## Begin SOURCE MATERIAL
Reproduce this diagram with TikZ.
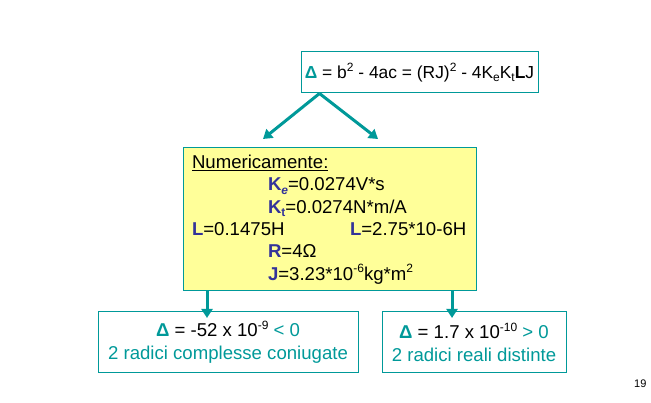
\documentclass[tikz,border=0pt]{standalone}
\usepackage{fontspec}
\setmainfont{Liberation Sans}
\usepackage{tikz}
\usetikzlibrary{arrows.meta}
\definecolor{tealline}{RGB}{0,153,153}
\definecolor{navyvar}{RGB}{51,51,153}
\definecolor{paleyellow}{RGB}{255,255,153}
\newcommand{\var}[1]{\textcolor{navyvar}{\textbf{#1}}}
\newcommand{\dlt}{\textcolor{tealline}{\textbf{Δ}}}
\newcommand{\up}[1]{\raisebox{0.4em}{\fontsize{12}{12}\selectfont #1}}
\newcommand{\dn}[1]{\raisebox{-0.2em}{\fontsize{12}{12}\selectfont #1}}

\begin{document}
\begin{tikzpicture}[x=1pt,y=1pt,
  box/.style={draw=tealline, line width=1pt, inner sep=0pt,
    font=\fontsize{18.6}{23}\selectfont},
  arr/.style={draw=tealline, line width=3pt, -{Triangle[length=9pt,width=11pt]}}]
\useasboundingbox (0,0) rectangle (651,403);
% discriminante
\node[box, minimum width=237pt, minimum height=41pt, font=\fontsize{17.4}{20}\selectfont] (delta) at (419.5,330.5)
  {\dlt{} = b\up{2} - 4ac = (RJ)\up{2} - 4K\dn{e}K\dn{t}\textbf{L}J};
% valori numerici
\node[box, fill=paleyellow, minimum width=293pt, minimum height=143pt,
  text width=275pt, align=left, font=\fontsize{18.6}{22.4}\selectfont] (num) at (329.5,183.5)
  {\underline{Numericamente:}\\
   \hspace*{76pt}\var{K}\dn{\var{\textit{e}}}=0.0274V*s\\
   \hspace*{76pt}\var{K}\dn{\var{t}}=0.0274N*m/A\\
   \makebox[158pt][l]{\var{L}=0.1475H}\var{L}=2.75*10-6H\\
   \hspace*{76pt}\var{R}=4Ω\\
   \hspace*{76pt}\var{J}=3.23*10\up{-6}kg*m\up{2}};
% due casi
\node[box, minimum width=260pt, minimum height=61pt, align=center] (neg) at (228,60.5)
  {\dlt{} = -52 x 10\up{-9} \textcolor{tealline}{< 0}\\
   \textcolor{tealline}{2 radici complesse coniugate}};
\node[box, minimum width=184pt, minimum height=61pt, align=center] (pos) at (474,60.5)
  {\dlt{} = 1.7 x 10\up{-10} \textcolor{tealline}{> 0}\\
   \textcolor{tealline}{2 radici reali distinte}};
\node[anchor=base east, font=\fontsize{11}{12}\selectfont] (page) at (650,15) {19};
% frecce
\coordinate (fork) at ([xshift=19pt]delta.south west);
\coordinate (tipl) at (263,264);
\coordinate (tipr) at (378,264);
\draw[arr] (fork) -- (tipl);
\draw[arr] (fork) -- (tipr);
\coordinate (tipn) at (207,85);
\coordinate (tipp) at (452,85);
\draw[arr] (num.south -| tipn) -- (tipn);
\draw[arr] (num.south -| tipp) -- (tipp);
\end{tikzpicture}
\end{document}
## End SOURCE MATERIAL
## Begin SOURCE MATERIAL
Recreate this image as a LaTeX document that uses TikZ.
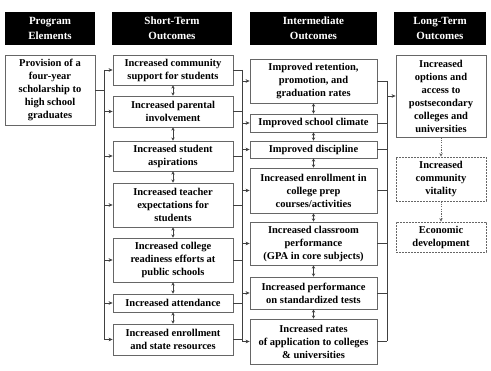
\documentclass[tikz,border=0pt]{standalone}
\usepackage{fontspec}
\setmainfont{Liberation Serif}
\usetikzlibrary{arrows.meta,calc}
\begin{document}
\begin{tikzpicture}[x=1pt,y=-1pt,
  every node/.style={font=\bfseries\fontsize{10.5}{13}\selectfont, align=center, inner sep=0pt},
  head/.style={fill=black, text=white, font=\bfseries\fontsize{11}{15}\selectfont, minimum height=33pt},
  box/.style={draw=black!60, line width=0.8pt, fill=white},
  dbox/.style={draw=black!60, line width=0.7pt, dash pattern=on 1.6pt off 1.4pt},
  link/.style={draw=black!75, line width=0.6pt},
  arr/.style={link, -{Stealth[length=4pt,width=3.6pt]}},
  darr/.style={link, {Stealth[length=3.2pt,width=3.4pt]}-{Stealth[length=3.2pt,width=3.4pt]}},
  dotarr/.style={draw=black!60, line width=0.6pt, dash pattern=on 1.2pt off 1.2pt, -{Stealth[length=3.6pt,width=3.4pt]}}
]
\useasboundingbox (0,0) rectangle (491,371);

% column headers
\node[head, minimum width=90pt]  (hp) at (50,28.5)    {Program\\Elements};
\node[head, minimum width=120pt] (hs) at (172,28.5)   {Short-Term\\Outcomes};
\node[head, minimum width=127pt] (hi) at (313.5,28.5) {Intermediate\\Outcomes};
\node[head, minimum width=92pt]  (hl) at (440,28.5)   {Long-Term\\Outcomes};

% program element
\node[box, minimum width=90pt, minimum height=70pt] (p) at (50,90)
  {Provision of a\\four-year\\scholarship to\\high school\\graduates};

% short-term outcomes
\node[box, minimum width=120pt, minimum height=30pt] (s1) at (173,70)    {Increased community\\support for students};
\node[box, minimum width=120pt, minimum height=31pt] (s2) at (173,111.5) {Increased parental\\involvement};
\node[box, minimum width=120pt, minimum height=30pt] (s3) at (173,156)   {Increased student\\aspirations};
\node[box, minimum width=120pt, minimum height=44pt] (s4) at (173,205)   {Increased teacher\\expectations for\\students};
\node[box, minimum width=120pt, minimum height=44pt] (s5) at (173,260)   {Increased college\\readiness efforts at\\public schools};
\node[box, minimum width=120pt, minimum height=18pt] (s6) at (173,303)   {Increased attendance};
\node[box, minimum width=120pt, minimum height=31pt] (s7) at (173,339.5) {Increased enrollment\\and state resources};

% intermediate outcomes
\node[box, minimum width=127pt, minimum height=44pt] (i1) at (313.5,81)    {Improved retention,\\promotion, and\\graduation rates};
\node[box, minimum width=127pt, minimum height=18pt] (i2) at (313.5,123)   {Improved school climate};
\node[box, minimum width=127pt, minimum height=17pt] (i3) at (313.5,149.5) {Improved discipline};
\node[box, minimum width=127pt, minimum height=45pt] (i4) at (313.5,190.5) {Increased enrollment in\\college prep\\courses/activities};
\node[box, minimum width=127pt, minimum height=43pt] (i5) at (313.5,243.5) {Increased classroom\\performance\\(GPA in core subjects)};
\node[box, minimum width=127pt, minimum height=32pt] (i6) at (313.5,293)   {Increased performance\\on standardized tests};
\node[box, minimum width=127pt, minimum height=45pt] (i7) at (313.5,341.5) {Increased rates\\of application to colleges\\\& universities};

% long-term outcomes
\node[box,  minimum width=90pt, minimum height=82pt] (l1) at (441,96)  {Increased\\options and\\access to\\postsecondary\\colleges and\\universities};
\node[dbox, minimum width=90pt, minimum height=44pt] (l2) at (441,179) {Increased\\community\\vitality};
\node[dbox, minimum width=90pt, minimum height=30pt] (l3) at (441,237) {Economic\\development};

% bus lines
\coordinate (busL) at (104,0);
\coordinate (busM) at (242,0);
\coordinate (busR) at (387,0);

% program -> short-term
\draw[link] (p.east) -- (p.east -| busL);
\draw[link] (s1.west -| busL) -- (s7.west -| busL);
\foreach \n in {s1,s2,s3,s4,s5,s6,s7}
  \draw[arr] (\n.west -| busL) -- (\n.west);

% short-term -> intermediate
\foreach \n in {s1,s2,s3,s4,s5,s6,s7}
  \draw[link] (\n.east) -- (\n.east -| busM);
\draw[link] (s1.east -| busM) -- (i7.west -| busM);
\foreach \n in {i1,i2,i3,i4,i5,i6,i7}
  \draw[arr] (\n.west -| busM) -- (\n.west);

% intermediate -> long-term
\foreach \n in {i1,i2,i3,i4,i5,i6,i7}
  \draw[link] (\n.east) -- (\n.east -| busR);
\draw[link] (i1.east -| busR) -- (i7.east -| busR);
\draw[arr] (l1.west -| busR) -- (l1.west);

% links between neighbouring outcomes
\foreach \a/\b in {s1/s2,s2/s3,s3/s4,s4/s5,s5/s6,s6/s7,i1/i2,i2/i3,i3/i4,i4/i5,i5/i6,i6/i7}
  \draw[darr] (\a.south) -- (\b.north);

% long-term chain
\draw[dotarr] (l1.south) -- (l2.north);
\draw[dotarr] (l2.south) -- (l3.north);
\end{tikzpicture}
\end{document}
## End SOURCE MATERIAL
EXERCISE AIM: Looking at the records above, work out how many lines include the string "this". Give the number and nothing else.

TASK SOLUTION: 2